[Set exercise]
Extract each line from the entries below that has the string "source" in it.

[Data provided]
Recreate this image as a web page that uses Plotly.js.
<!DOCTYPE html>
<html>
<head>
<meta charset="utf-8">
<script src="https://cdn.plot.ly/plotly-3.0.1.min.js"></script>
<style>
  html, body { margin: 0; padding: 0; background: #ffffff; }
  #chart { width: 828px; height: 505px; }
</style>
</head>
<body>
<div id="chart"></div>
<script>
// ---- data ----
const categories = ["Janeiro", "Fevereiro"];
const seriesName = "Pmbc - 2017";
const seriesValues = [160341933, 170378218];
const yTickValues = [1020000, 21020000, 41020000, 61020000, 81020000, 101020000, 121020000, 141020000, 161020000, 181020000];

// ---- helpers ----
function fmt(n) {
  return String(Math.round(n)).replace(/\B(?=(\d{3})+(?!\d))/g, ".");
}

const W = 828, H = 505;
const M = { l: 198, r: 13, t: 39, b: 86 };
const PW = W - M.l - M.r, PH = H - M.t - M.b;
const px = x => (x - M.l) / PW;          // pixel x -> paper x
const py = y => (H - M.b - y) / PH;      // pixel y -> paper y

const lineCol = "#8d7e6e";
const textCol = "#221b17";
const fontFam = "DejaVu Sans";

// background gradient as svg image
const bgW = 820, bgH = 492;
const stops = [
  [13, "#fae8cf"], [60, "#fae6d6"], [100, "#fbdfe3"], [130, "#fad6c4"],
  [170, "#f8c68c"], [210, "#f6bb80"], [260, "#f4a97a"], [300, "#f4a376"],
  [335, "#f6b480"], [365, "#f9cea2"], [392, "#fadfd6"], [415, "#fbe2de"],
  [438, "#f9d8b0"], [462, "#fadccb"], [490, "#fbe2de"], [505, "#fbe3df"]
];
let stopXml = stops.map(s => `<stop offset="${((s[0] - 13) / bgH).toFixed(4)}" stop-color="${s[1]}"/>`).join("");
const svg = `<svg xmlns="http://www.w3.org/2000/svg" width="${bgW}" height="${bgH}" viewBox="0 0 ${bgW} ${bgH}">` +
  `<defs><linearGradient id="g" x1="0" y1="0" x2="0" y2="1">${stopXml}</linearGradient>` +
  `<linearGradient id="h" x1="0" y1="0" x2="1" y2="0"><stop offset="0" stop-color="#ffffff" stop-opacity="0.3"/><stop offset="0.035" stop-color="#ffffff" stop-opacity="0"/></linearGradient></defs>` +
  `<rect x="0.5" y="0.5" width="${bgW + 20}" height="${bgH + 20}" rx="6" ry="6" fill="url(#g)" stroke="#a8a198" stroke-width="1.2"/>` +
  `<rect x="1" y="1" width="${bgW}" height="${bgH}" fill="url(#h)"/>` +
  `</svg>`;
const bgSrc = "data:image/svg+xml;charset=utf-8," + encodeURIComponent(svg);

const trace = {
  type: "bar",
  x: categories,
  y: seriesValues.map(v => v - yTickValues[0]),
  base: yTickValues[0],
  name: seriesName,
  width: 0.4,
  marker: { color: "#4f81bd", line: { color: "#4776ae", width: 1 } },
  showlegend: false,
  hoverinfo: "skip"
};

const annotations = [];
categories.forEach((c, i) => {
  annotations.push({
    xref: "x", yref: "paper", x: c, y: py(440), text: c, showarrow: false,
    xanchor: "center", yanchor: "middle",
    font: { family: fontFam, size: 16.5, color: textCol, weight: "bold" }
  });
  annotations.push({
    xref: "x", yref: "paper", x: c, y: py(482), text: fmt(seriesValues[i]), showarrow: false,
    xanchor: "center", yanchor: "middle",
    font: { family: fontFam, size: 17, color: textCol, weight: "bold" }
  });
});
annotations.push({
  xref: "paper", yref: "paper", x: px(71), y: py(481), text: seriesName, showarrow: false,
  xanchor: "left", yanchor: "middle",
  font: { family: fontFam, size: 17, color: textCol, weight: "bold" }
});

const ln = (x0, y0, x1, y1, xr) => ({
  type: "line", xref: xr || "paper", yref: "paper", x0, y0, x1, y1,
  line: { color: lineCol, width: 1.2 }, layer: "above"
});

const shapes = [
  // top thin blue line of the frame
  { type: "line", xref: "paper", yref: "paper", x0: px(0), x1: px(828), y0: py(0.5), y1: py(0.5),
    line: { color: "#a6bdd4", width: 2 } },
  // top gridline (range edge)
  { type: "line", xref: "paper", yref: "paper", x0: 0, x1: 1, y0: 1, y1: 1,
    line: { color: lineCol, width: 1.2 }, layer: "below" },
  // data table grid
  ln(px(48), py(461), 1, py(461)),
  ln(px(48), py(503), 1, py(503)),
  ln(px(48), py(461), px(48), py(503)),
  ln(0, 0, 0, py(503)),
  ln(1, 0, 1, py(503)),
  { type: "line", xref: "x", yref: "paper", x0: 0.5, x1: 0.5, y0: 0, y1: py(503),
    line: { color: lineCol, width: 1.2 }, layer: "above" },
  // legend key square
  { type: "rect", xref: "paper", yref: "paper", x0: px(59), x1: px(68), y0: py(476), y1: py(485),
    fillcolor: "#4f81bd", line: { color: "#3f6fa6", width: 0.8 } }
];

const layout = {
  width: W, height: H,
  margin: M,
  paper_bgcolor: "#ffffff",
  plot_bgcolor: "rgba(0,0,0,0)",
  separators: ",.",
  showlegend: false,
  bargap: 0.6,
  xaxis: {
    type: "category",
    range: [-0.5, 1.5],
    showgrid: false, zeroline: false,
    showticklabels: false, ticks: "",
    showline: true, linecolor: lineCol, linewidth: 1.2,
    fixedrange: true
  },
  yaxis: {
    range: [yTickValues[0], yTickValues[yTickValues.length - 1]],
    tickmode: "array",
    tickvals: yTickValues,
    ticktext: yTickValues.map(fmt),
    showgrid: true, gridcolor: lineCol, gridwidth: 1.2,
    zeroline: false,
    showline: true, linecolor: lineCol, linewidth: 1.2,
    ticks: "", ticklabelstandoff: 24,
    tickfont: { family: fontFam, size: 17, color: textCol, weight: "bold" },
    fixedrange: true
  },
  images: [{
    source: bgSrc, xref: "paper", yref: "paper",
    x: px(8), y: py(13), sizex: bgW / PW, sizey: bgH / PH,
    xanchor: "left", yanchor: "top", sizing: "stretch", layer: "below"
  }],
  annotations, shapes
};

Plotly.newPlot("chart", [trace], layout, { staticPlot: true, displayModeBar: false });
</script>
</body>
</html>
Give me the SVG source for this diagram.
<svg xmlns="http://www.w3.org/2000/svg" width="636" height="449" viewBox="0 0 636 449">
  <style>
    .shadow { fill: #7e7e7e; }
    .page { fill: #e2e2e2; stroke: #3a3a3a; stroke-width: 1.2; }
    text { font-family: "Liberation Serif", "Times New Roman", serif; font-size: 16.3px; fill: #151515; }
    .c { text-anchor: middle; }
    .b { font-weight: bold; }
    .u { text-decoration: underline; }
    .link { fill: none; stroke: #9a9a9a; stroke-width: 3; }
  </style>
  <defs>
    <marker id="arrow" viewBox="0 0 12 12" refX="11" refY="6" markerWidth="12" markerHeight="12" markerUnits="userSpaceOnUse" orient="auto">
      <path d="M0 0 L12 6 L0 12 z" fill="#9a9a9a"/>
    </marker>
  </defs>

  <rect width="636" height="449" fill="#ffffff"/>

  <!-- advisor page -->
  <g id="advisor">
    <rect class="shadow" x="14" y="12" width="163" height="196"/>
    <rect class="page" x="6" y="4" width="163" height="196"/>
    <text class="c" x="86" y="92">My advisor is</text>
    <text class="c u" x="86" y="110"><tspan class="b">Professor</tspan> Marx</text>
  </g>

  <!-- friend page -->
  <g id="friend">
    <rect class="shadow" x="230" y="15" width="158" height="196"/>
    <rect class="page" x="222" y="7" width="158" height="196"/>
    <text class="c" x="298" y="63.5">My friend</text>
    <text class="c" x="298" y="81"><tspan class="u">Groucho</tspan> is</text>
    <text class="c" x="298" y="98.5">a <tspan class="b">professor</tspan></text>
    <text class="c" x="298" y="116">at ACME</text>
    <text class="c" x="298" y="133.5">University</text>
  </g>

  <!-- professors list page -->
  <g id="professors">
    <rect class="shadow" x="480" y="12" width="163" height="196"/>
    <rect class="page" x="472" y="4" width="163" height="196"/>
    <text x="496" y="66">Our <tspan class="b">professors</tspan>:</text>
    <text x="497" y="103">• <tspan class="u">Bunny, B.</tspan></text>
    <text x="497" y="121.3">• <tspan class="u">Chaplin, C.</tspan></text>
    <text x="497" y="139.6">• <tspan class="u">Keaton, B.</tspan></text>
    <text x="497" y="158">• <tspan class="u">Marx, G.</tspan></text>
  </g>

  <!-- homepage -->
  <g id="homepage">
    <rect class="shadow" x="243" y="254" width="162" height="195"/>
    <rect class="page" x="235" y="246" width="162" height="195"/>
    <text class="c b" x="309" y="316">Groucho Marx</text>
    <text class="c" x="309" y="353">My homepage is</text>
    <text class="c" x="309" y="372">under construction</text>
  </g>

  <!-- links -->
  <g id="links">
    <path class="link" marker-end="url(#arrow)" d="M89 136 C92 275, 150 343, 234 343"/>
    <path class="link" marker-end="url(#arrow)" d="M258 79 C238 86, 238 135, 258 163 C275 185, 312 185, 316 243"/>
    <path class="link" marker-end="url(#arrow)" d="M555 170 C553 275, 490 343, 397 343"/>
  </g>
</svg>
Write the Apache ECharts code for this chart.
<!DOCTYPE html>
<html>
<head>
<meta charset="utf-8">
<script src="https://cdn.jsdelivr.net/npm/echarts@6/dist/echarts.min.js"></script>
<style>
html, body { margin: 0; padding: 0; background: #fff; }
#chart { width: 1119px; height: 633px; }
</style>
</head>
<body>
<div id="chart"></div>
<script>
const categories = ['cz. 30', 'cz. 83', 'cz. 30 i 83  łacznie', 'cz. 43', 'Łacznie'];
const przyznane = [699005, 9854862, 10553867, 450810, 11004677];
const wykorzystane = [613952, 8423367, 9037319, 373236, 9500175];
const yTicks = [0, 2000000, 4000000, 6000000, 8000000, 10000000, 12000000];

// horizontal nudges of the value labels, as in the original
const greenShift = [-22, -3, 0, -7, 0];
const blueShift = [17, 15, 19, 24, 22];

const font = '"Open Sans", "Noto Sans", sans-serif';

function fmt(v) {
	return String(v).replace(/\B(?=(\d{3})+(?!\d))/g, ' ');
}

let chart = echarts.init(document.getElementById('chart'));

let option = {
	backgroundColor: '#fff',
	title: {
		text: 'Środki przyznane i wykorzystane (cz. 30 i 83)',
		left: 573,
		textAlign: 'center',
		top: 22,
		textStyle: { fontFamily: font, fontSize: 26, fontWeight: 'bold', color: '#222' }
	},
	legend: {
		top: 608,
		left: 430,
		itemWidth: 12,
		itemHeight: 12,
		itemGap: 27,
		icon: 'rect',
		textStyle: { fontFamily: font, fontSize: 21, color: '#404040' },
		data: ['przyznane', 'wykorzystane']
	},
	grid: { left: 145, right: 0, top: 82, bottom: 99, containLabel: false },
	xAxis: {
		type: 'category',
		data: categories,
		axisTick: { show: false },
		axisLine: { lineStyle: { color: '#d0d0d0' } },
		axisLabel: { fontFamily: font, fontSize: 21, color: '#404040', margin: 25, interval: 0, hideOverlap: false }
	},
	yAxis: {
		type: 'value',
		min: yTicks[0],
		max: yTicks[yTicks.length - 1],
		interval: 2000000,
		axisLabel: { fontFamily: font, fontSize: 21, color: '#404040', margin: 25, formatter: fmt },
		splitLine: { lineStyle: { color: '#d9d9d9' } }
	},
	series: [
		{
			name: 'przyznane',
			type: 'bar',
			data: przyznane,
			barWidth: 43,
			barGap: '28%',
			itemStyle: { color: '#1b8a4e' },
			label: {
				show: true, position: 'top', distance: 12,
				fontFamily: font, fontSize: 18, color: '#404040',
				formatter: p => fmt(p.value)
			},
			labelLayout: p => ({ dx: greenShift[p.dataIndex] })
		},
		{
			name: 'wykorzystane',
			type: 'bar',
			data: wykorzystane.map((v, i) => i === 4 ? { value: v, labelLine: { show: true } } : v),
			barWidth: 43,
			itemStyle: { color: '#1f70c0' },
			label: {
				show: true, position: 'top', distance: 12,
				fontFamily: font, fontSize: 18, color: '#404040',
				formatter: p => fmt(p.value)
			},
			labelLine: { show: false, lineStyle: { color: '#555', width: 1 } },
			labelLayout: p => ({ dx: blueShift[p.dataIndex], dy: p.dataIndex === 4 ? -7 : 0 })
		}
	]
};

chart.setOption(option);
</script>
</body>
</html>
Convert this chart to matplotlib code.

[Finished answer]
    source: bgSrc, xref: "paper", yref: "paper",
Give me the SVG source for this diagram.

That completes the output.